## begin

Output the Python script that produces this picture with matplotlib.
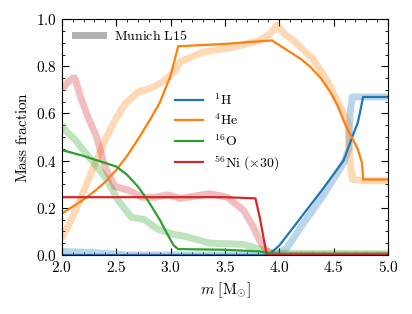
import numpy as np
import matplotlib
matplotlib.use("Agg")
import matplotlib.pyplot as plt
from matplotlib.lines import Line2D
from matplotlib.ticker import MultipleLocator, FuncFormatter

plt.rcParams["mathtext.fontset"] = "cm"
plt.rcParams["font.family"] = "serif"
plt.rcParams["font.serif"] = ["DejaVu Serif"]
plt.rcParams["font.size"] = 10

# model (solid lines)
m_h = [2.0, 3.9, 4.0, 4.2, 4.4, 4.59, 4.67, 4.72, 4.74, 4.77, 5.0]
x_h = [0.0, 0.0, 0.04, 0.16, 0.28, 0.40, 0.50, 0.56, 0.60, 0.67, 0.67]

m_he = [2.0, 2.1, 2.2, 2.3, 2.4, 2.5, 2.6, 2.7, 2.8, 2.9, 3.0, 3.07, 3.5, 3.93,
        4.0, 4.1, 4.2, 4.28, 4.38, 4.47, 4.54, 4.59, 4.63, 4.67, 4.72, 4.76, 4.77, 5.0]
x_he = [0.175, 0.205, 0.235, 0.27, 0.31, 0.36, 0.42, 0.49, 0.565, 0.645, 0.76, 0.885, 0.895, 0.91,
        0.89, 0.86, 0.83, 0.80, 0.75, 0.69, 0.63, 0.57, 0.53, 0.495, 0.45, 0.39, 0.32, 0.32]

m_o = [2.0, 2.2, 2.4, 2.5, 2.6, 2.7, 2.8, 2.9, 2.98, 3.03, 3.07, 3.5, 3.82, 3.95, 5.0]
x_o = [0.445, 0.42, 0.39, 0.375, 0.34, 0.29, 0.225, 0.15, 0.08, 0.04, 0.025, 0.022, 0.015, 0.005, 0.005]

m_ni = [2.0, 3.5, 3.78, 3.82, 3.88, 3.9, 5.0]
x_ni = [0.245, 0.245, 0.24, 0.16, 0.01, 0.0, 0.0]

# Munich L15 (faint lines)
mm_h = [2.0, 2.3, 2.6, 3.97, 4.07, 4.2, 4.4, 4.59, 4.64, 4.65, 4.67, 5.0]
xm_h = [0.015, 0.01, 0.0, 0.0, 0.03, 0.12, 0.25, 0.39, 0.45, 0.6, 0.67, 0.67]

mm_he = [2.0, 2.1, 2.2, 2.3, 2.4, 2.5, 2.58, 2.7, 2.83, 2.95, 3.04, 3.09, 3.3, 3.57, 3.82, 3.92, 3.98,
         4.04, 4.13, 4.31, 4.44, 4.58, 4.63, 4.65, 4.67, 4.77, 5.0]
xm_he = [0.07, 0.16, 0.27, 0.38, 0.49, 0.58, 0.64, 0.69, 0.71, 0.74, 0.78, 0.82, 0.86, 0.88, 0.91, 0.94, 0.975,
         0.94, 0.91, 0.83, 0.74, 0.61, 0.56, 0.40, 0.32, 0.315, 0.315]

mm_o = [2.0, 2.05, 2.12, 2.24, 2.4, 2.52, 2.64, 2.76, 2.88, 3.01, 3.15, 3.36, 3.67, 3.85, 3.95, 5.0]
xm_o = [0.55, 0.52, 0.49, 0.42, 0.33, 0.23, 0.16, 0.15, 0.11, 0.09, 0.077, 0.05, 0.045, 0.02, 0.008, 0.005]

mm_ni = [2.0, 2.05, 2.1, 2.12, 2.18, 2.24, 2.32, 2.4, 2.49, 2.61, 2.74, 2.86, 2.97, 3.09, 3.36, 3.52,
         3.67, 3.76, 3.82, 3.88, 3.95, 5.0]
xm_ni = [0.70, 0.73, 0.75, 0.75, 0.66, 0.585, 0.50, 0.37, 0.29, 0.275, 0.245, 0.245, 0.255, 0.24, 0.26, 0.245,
         0.19, 0.12, 0.06, 0.02, 0.0, 0.0]

colors = ["tab:blue", "tab:orange", "tab:green", "tab:red"]
labels = [r"$^{1}\mathrm{H}$", r"$^{4}\mathrm{He}$", r"$^{16}\mathrm{O}$", r"$^{56}\mathrm{Ni}\ (\times 30)$"]

fig = plt.figure(figsize=(4.12, 3.14), dpi=100)
ax = fig.add_axes([0.150, 0.188, 0.792, 0.751])

for (m, x), c in zip([(mm_h, xm_h), (mm_he, xm_he), (mm_o, xm_o), (mm_ni, xm_ni)], colors):
    ax.plot(m, x, color=c, alpha=0.3, lw=5, solid_capstyle="butt")

lines = []
for (m, x), c, l in zip([(m_h, x_h), (m_he, x_he), (m_o, x_o), (m_ni, x_ni)], colors, labels):
    ln, = ax.plot(m, x, color=c, lw=1.6, label=l)
    lines.append(ln)

ax.set_xlim(2.0, 5.0)
ax.set_ylim(0.0, 1.0)
ax.xaxis.set_major_locator(MultipleLocator(0.5))
ax.xaxis.set_minor_locator(MultipleLocator(0.1))
ax.yaxis.set_major_locator(MultipleLocator(0.2))
ax.yaxis.set_minor_locator(MultipleLocator(0.05))
ax.xaxis.set_major_formatter(FuncFormatter(lambda v, p: r"$%.1f$" % v))
ax.yaxis.set_major_formatter(FuncFormatter(lambda v, p: r"$%.1f$" % v))
ax.tick_params(which="both", direction="in", top=True, right=True, labelsize=11)
ax.tick_params(which="major", length=5)
ax.tick_params(which="minor", length=2.5)

ax.set_xlabel(r"$m\ [\mathrm{M}_{\odot}]$", fontsize=11)
ax.set_ylabel(r"$\mathrm{Mass\ fraction}$", fontsize=11)

leg1 = ax.legend(handles=lines, loc="center left", bbox_to_anchor=(0.31, 0.52),
                 frameon=False, fontsize=10, handlelength=2.0, labelspacing=0.35)
ax.add_artist(leg1)
munich = Line2D([], [], color="gray", alpha=0.6, lw=5)
ax.legend([munich], [r"$\mathrm{Munich\ L15}$"], loc="upper left", bbox_to_anchor=(0.01, 1.0),
          frameon=False, fontsize=10, handlelength=2.0, borderaxespad=0.3)

fig.savefig("out.png", dpi=100)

## end

## Problem to solve
Do not copy the pictures, but repeat every line exactly.

## Solution for this exercise
Output the Python script that produces this picture with matplotlib.
import numpy as np
import matplotlib
matplotlib.use("Agg")
import matplotlib.pyplot as plt
from matplotlib.lines import Line2D
from matplotlib.ticker import MultipleLocator, FuncFormatter

plt.rcParams["mathtext.fontset"] = "cm"
plt.rcParams["font.family"] = "serif"
plt.rcParams["font.serif"] = ["DejaVu Serif"]
plt.rcParams["font.size"] = 10

# model (solid lines)
m_h = [2.0, 3.9, 4.0, 4.2, 4.4, 4.59, 4.67, 4.72, 4.74, 4.77, 5.0]
x_h = [0.0, 0.0, 0.04, 0.16, 0.28, 0.40, 0.50, 0.56, 0.60, 0.67, 0.67]

m_he = [2.0, 2.1, 2.2, 2.3, 2.4, 2.5, 2.6, 2.7, 2.8, 2.9, 3.0, 3.07, 3.5, 3.93,
        4.0, 4.1, 4.2, 4.28, 4.38, 4.47, 4.54, 4.59, 4.63, 4.67, 4.72, 4.76, 4.77, 5.0]
x_he = [0.175, 0.205, 0.235, 0.27, 0.31, 0.36, 0.42, 0.49, 0.565, 0.645, 0.76, 0.885, 0.895, 0.91,
        0.89, 0.86, 0.83, 0.80, 0.75, 0.69, 0.63, 0.57, 0.53, 0.495, 0.45, 0.39, 0.32, 0.32]

m_o = [2.0, 2.2, 2.4, 2.5, 2.6, 2.7, 2.8, 2.9, 2.98, 3.03, 3.07, 3.5, 3.82, 3.95, 5.0]
x_o = [0.445, 0.42, 0.39, 0.375, 0.34, 0.29, 0.225, 0.15, 0.08, 0.04, 0.025, 0.022, 0.015, 0.005, 0.005]

m_ni = [2.0, 3.5, 3.78, 3.82, 3.88, 3.9, 5.0]
x_ni = [0.245, 0.245, 0.24, 0.16, 0.01, 0.0, 0.0]

# Munich L15 (faint lines)
mm_h = [2.0, 2.3, 2.6, 3.97, 4.07, 4.2, 4.4, 4.59, 4.64, 4.65, 4.67, 5.0]
xm_h = [0.015, 0.01, 0.0, 0.0, 0.03, 0.12, 0.25, 0.39, 0.45, 0.6, 0.67, 0.67]

mm_he = [2.0, 2.1, 2.2, 2.3, 2.4, 2.5, 2.58, 2.7, 2.83, 2.95, 3.04, 3.09, 3.3, 3.57, 3.82, 3.92, 3.98,
         4.04, 4.13, 4.31, 4.44, 4.58, 4.63, 4.65, 4.67, 4.77, 5.0]
xm_he = [0.07, 0.16, 0.27, 0.38, 0.49, 0.58, 0.64, 0.69, 0.71, 0.74, 0.78, 0.82, 0.86, 0.88, 0.91, 0.94, 0.975,
         0.94, 0.91, 0.83, 0.74, 0.61, 0.56, 0.40, 0.32, 0.315, 0.315]

mm_o = [2.0, 2.05, 2.12, 2.24, 2.4, 2.52, 2.64, 2.76, 2.88, 3.01, 3.15, 3.36, 3.67, 3.85, 3.95, 5.0]
xm_o = [0.55, 0.52, 0.49, 0.42, 0.33, 0.23, 0.16, 0.15, 0.11, 0.09, 0.077, 0.05, 0.045, 0.02, 0.008, 0.005]

mm_ni = [2.0, 2.05, 2.1, 2.12, 2.18, 2.24, 2.32, 2.4, 2.49, 2.61, 2.74, 2.86, 2.97, 3.09, 3.36, 3.52,
         3.67, 3.76, 3.82, 3.88, 3.95, 5.0]
xm_ni = [0.70, 0.73, 0.75, 0.75, 0.66, 0.585, 0.50, 0.37, 0.29, 0.275, 0.245, 0.245, 0.255, 0.24, 0.26, 0.245,
         0.19, 0.12, 0.06, 0.02, 0.0, 0.0]

colors = ["tab:blue", "tab:orange", "tab:green", "tab:red"]
labels = [r"$^{1}\mathrm{H}$", r"$^{4}\mathrm{He}$", r"$^{16}\mathrm{O}$", r"$^{56}\mathrm{Ni}\ (\times 30)$"]

fig = plt.figure(figsize=(4.12, 3.14), dpi=100)
ax = fig.add_axes([0.150, 0.188, 0.792, 0.751])

for (m, x), c in zip([(mm_h, xm_h), (mm_he, xm_he), (mm_o, xm_o), (mm_ni, xm_ni)], colors):
    ax.plot(m, x, color=c, alpha=0.3, lw=5, solid_capstyle="butt")

lines = []
for (m, x), c, l in zip([(m_h, x_h), (m_he, x_he), (m_o, x_o), (m_ni, x_ni)], colors, labels):
    ln, = ax.plot(m, x, color=c, lw=1.6, label=l)
    lines.append(ln)

ax.set_xlim(2.0, 5.0)
ax.set_ylim(0.0, 1.0)
ax.xaxis.set_major_locator(MultipleLocator(0.5))
ax.xaxis.set_minor_locator(MultipleLocator(0.1))
ax.yaxis.set_major_locator(MultipleLocator(0.2))
ax.yaxis.set_minor_locator(MultipleLocator(0.05))
ax.xaxis.set_major_formatter(FuncFormatter(lambda v, p: r"$%.1f$" % v))
ax.yaxis.set_major_formatter(FuncFormatter(lambda v, p: r"$%.1f$" % v))
ax.tick_params(which="both", direction="in", top=True, right=True, labelsize=11)
ax.tick_params(which="major", length=5)
ax.tick_params(which="minor", length=2.5)

ax.set_xlabel(r"$m\ [\mathrm{M}_{\odot}]$", fontsize=11)
ax.set_ylabel(r"$\mathrm{Mass\ fraction}$", fontsize=11)

leg1 = ax.legend(handles=lines, loc="center left", bbox_to_anchor=(0.31, 0.52),
                 frameon=False, fontsize=10, handlelength=2.0, labelspacing=0.35)
ax.add_artist(leg1)
munich = Line2D([], [], color="gray", alpha=0.6, lw=5)
ax.legend([munich], [r"$\mathrm{Munich\ L15}$"], loc="upper left", bbox_to_anchor=(0.01, 1.0),
          frameon=False, fontsize=10, handlelength=2.0, borderaxespad=0.3)

fig.savefig("out.png", dpi=100)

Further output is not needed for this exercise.